Intermission

by jonnahzkennedy

At some point in your life, you will realize that you don’t want to do what you love. At some point in your life, you will realize that you are lost, that you feel like you have no purpose. It is not a mid-life crisis or a low point, it is a fact of life. There will be a point and time when you stand at the crossroads of your tragic time on the past road, and you can’t bear to look back, because you’ll be even more lost. Sometimes, your feet are going to be wary, you’re going to be worn and tired, and you’re gong to be ready to collapse.

Sometimes, you need to collapse to build back up again. 
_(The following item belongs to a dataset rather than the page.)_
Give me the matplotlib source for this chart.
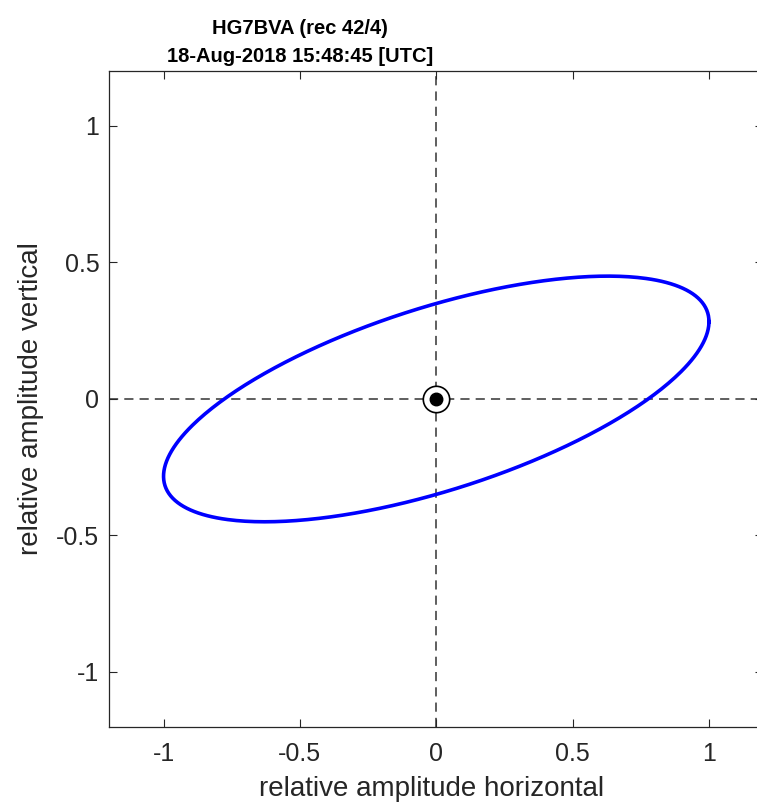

A lot of you all reading this, if you’re actually reading this, know that I have had a short, short journey in writing. I began writing 6 years ago in the 4th grade when I first, actually ‘discovered’ writing. From the moment that I put pen to paper for the first time, I knew that it’s what I wanted to do for the rest of my life, to some degree at least. But, in those 6 years, many things have changed: I have grown up, matured, I know more than I did then (but I’m still an idiot), and most of all, I’ve simply changed. Some days I feel like I could write War and Peace, other days I feel like I’m worse than the worst book in the world (Twilight is better than my fiction now probably). Most of all, I have hit more than my fair share of low points. Such low points that, I often find myself at the crossroads. I’ll look to the left, and I’ll look to the right. I’ll look forward. I will consider. Where shall I go, where shall I go? 

This time, I really don’t know. 

Every other time, I just kept walking forward, but that’s because I felt like I could see the clear cut path, I felt like I knew that this mountain would turn into a valley at some point, or I knew that it was just going to be miles and miles of plains with no woods. But now, the path is obscure and foggy, and I don’t know how I’ll get through. I’m lost out here in the wild, and there’s nothing left in my pack. I feel like I’m done for. I think this is the time, for every writer must have one I suppose, where you must truly take a break. I’ve taken ‘breaks’ before, but I always returned shortly after. But, now, I truly need to take a break. 

My grammar is horrendous, I have no ideas, and I’m at a loss for words for the first time in my life. I don’t know how I’ve made it this far, but I think that it may be time to stop. I’m taking a break. An intermission between acts. I need a vacation from the thing that has long been my vacation. I encourage everyone to take a break, a vacation, every now and then, maybe you’ll be more sure of yourself than I am.